The WRC drivers have long complained that the different lines the historic cars take, and their narrower tracks, make the road conditions on the snowy stages much worse than when they are reused for the second pass of the main event.
Following exhortations from the leading WRC drivers last year, FIA safety delegate Michele Mouton recommended a rethink for the 2019 Sweden itinerary but was not heeded.
Rally Sweden CEO Glen Olsson was adamant there would not be any change for 2020 either.
“If we take away the historics, the WRC cars are still behind the Juniors and they don’t take the same tracks,” he argued.
“If the historics were going to damage the road or if there was a safety issue then we’d take them away.
“We’ve had rough conditions, but I don’t think it’s been unfair [for the WRC field] or a game-changer.

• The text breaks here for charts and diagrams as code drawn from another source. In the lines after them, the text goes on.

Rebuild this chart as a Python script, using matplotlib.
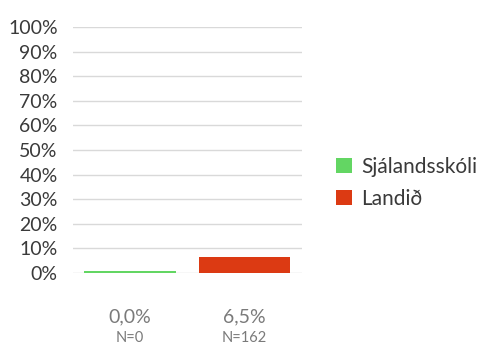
import matplotlib
matplotlib.use("Agg")
import matplotlib.pyplot as plt
from matplotlib.patches import Patch
from matplotlib.transforms import blended_transform_factory

# Share of respondents per group (percent)
series = ["Sjálandsskóli", "Landið"]
values = [0.0, 6.5]
counts = [0, 162]
colors = ["#63d663", "#dc3a13"]
yticks = [0, 10, 20, 30, 40, 50, 60, 70, 80, 90, 100]

# a zero value is still shown as a thin sliver
min_visible = 1.0

plt.rcParams["font.family"] = ["Lato", "DejaVu Sans"]

fig = plt.figure(figsize=(4.88, 3.45), dpi=100)
ax = fig.add_axes([0.1496, 0.2087, 0.469, 0.713])

xs = list(range(len(series)))
heights = [max(v, min_visible) for v in values]
ax.bar(xs, heights, width=0.8, color=colors, zorder=3)

ax.set_xlim(-0.5, len(series) - 0.5)
ax.set_ylim(0, 100)
ax.set_yticks(yticks)
ax.set_yticklabels([f"{t}%" for t in yticks], fontsize=14, color="#3a3a3a")
ax.tick_params(axis="y", length=0, pad=11)
ax.set_xticks([])
ax.yaxis.grid(True, color="#d9d9d9", linewidth=1.0, zorder=0)
for s in ax.spines.values():
    s.set_visible(False)

trans = blended_transform_factory(ax.transData, fig.transFigure)
for x, v, n in zip(xs, values, counts):
    ax.text(x, 1 - 317 / 345, f"{v:.1f}%".replace(".", ","), transform=trans,
            ha="center", va="center", fontsize=14, color="#7a7a7a")
    ax.text(x, 1 - 338 / 345, f"N={n}", transform=trans,
            ha="center", va="center", fontsize=10.5, color="#7a7a7a")

handles = [Patch(facecolor=c, edgecolor="none") for c in colors]
fig.legend(handles, series, loc="center left", bbox_to_anchor=(0.672, 0.47),
           frameon=False, fontsize=15, labelcolor="#3a3a3a",
           handlelength=0.75, handleheight=0.75, handletextpad=0.45,
           labelspacing=0.6, borderaxespad=0)

fig.savefig("out.png", dpi=100)
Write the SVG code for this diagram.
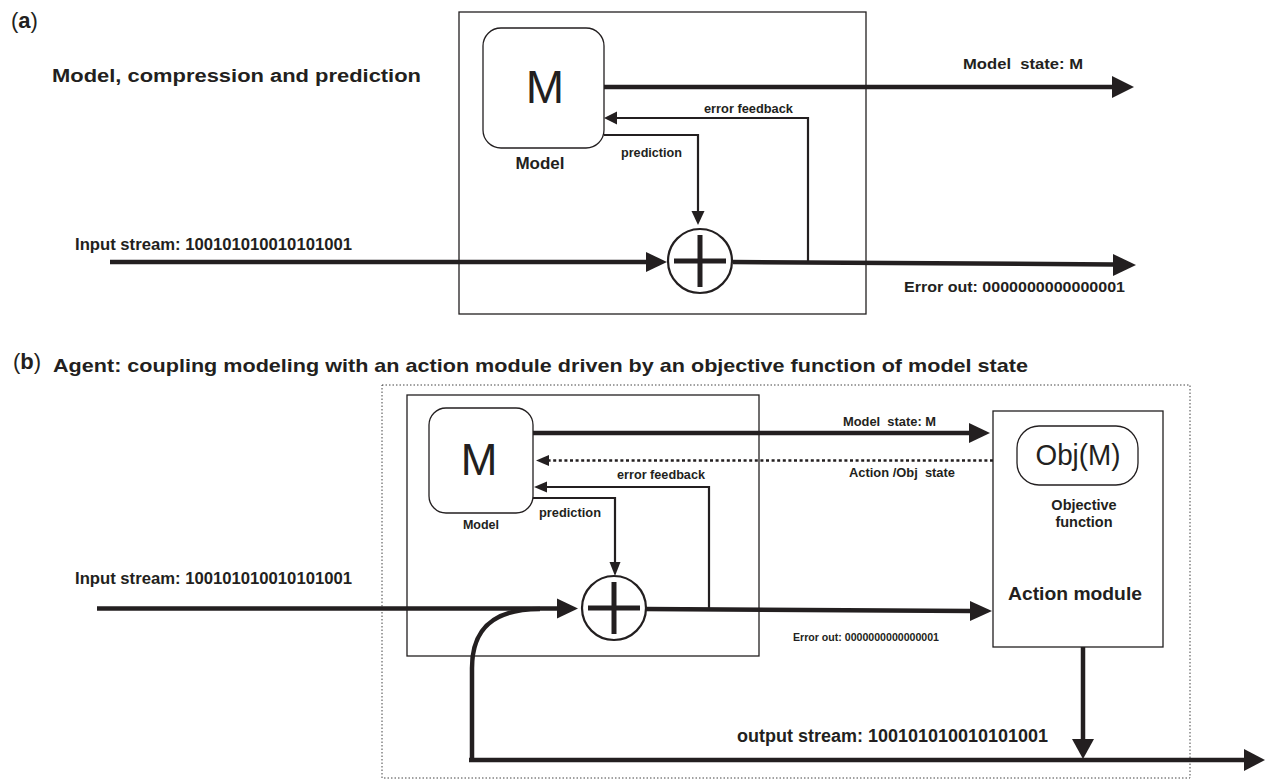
<svg xmlns="http://www.w3.org/2000/svg" width="1265" height="780" viewBox="0 0 1265 780">
<style>
text{font-family:"Liberation Sans",Arial,sans-serif;fill:#231f20}
.b{font-weight:bold}
.box{fill:#fff;stroke:#231f20;stroke-width:1.3}
.thick{fill:none;stroke:#231f20;stroke-width:4.5}
.thin{fill:none;stroke:#231f20;stroke-width:2.2}
.ah{fill:#231f20;stroke:none}
.sum{fill:#fff;stroke:#231f20;stroke-width:2.2}
.plus{stroke:#231f20;stroke-width:5}
</style>
<rect width="1265" height="780" fill="#fff"/>

<!-- Panel (a) -->
<g id="a-labels">
<text x="11" y="28" font-size="22">(<tspan class="b">a</tspan>)</text>
<text x="52" y="82" class="b" font-size="18" textLength="369" lengthAdjust="spacingAndGlyphs">Model, compression and prediction</text>
<text x="75" y="250" class="b" font-size="16.5" textLength="277" lengthAdjust="spacingAndGlyphs">Input stream: 100101010010101001</text>
<text x="963" y="69" class="b" font-size="15" xml:space="preserve" textLength="120" lengthAdjust="spacingAndGlyphs">Model  state: M</text>
<text x="904" y="292" class="b" font-size="15" textLength="221" lengthAdjust="spacingAndGlyphs">Error out: 0000000000000001</text>
</g>
<g id="a-frame"><rect x="459" y="12" width="407" height="302" fill="none" stroke="#231f20" stroke-width="1.3"/></g>
<g id="a-model">
<rect class="box" x="483" y="28" width="121" height="120" rx="18"/>
<text x="545" y="103" font-size="46" text-anchor="middle">M</text>
<text x="540" y="169" class="b" font-size="17" text-anchor="middle">Model</text>
</g>
<g id="a-connectors">
<line class="thick" x1="604" y1="87" x2="1114" y2="87"/>
<polygon class="ah" points="1134,87 1112,76 1112,98"/>
<polyline class="thin" points="808,262 808,118 615,118"/>
<polygon class="ah" points="604,118 617,111.5 617,124.5"/>
<text x="704" y="113" class="b" font-size="12.5" textLength="89" lengthAdjust="spacingAndGlyphs">error feedback</text>
<polyline class="thin" points="604,135 698,135 698,212"/>
<polygon class="ah" points="698,225 691.5,211 704.5,211"/>
<text x="621" y="157" class="b" font-size="12.5" textLength="61" lengthAdjust="spacingAndGlyphs">prediction</text>
<line class="thick" x1="110" y1="262" x2="648" y2="262" stroke-width="5"/>
<polygon class="ah" points="667,262 646,252 646,272"/>
<line class="thick" x1="733" y1="262" x2="1114" y2="264.5"/>
<polygon class="ah" points="1136,265 1113,254 1113,276"/>
</g>
<g id="a-sum">
<circle class="sum" cx="700" cy="261" r="32"/>
<line class="plus" x1="674" y1="261" x2="726" y2="261"/>
<line class="plus" x1="700" y1="235" x2="700" y2="287"/>
</g>

<!-- Panel (b) -->
<g id="b-labels">
<text x="13" y="369" font-size="22">(<tspan class="b">b</tspan>)</text>
<text x="53" y="372" class="b" font-size="19" textLength="975" lengthAdjust="spacingAndGlyphs">Agent: coupling modeling with an action module driven by an objective function of model state</text>
<text x="75" y="584" class="b" font-size="16.5" textLength="277" lengthAdjust="spacingAndGlyphs">Input stream: 100101010010101001</text>
<text x="843" y="426" class="b" font-size="12.9" xml:space="preserve" textLength="93" lengthAdjust="spacingAndGlyphs">Model  state: M</text>
<text x="849" y="477" class="b" font-size="12.9" xml:space="preserve" textLength="106" lengthAdjust="spacingAndGlyphs">Action /Obj  state</text>
<text x="793" y="641" class="b" font-size="10" textLength="146" lengthAdjust="spacingAndGlyphs">Error out: 0000000000000001</text>
<text x="737" y="742" class="b" font-size="18" textLength="311" lengthAdjust="spacingAndGlyphs">output stream: 100101010010101001</text>
</g>
<g id="b-frame">
<rect x="382" y="385" width="808" height="393" fill="none" stroke="#444" stroke-width="1" stroke-dasharray="1.5,2"/>
<rect x="407" y="395" width="352" height="261" fill="none" stroke="#231f20" stroke-width="1.3"/>
</g>
<g id="b-model">
<rect class="box" x="429" y="408" width="104" height="105" rx="17"/>
<text x="479" y="475" font-size="44" text-anchor="middle">M</text>
<text x="481" y="529" class="b" font-size="12.5" text-anchor="middle">Model</text>
</g>
<g id="b-action">
<rect class="box" x="993" y="411" width="170" height="236"/>
<rect class="box" x="1017" y="426" width="121" height="59" rx="22"/>
<text x="1078" y="465" font-size="30" text-anchor="middle" textLength="85" lengthAdjust="spacingAndGlyphs">Obj(M)</text>
<text x="1084" y="510" class="b" font-size="14.5" text-anchor="middle">Objective</text>
<text x="1084" y="527" class="b" font-size="14.5" text-anchor="middle">function</text>
<text x="1008" y="600" class="b" font-size="18" textLength="134" lengthAdjust="spacingAndGlyphs">Action module</text>
</g>
<g id="b-connectors">
<line class="thick" x1="533" y1="433" x2="971" y2="433"/>
<polygon class="ah" points="990,433 969,423 969,443"/>
<line x1="993" y1="460.5" x2="548" y2="460.5" stroke="#231f20" stroke-width="2.6" stroke-dasharray="3,2.6"/>
<polygon class="ah" points="536,460.5 549,455 549,466"/>
<polyline class="thin" points="709,609 709,487 545,487"/>
<polygon class="ah" points="534,487 547,481.5 547,492.5"/>
<text x="617" y="479" class="b" font-size="12.7" textLength="88" lengthAdjust="spacingAndGlyphs">error feedback</text>
<polyline class="thin" points="533,498 615,498 615,563"/>
<polygon class="ah" points="615,576 609.5,562 620.5,562"/>
<text x="539" y="517" class="b" font-size="12.7" textLength="62" lengthAdjust="spacingAndGlyphs">prediction</text>
<line class="thick" x1="97" y1="608.5" x2="559" y2="608.5" stroke-width="5"/>
<polygon class="ah" points="578,608.5 557,598.5 557,618.5"/>
<path class="thick" stroke-width="6" d="M472,760 L472,668 C472,628 494,609 540,609"/>
<line class="thick" x1="645" y1="609" x2="971" y2="611"/>
<polygon class="ah" points="992,611 970,601 970,621"/>
<line class="thick" x1="1083" y1="647" x2="1083" y2="741"/>
<polygon class="ah" points="1083,759 1072,739 1094,739"/>
<line class="thick" x1="469" y1="760" x2="1246" y2="760" stroke-width="5.5"/>
<polygon class="ah" points="1265,760 1244,749 1244,771"/>
</g>
<g id="b-sum">
<circle class="sum" cx="614" cy="608" r="32"/>
<line class="plus" x1="588" y1="608" x2="640" y2="608"/>
<line class="plus" x1="614" y1="582" x2="614" y2="634"/>
</g>
</svg>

“We lowered the number of historics from 63 last year to 50 this year. This was the first step.
“We have to look at this, but there are logistical issues behind this – not least with keeping the spectators entertained between the two loops.
“I don’t feel any pressure from the FIA. I spoke to Michele and they were all happy.”
Rally winner Ott Tanak reiterated the call for the historics to be moved to after the WRC field had been through twice, even if it meant them running in the dark.
“If it would run after the second loop there would be no issue for us,” Tanak told Autosport.
“I don’t understand why they don’t do this. When you look back in the history, everything happened in the night!
“It hurts the road and the competition and everything.”
Tanak’s Toyota team-mate Jari-Matti Latvala agreed, despite being an ardent fan of historic rallying.
“It makes the road really difficult,” he said. “It’s not good, it’s so hard to hold the rear of the car in the line when the conditions are like this after the historics.
“I love these cars, but we have to do something.”
The mild conditions last weekend also put new pressure on Rally Sweden over its lack of snow and ice.
All the WRC stages ran despite fears some might have to be cancelled due to stage conditions, but the historic itinerary was revised.
WRC Promoter chief Oliver Ciesla said the weather was within an acceptable parameter for the series’ sole snow rally.
“Let’s say as long as it stays within a certain bandwidth, we are happy to stay here,” said Ciesla.
“We were not at all near the limits of that bandwidth.
“We want a winter rally, we want to drive on studs on ice and we need to make sure that happens.
“If the climate forces us to look into alternatives, we will do that. But that’s not this year.”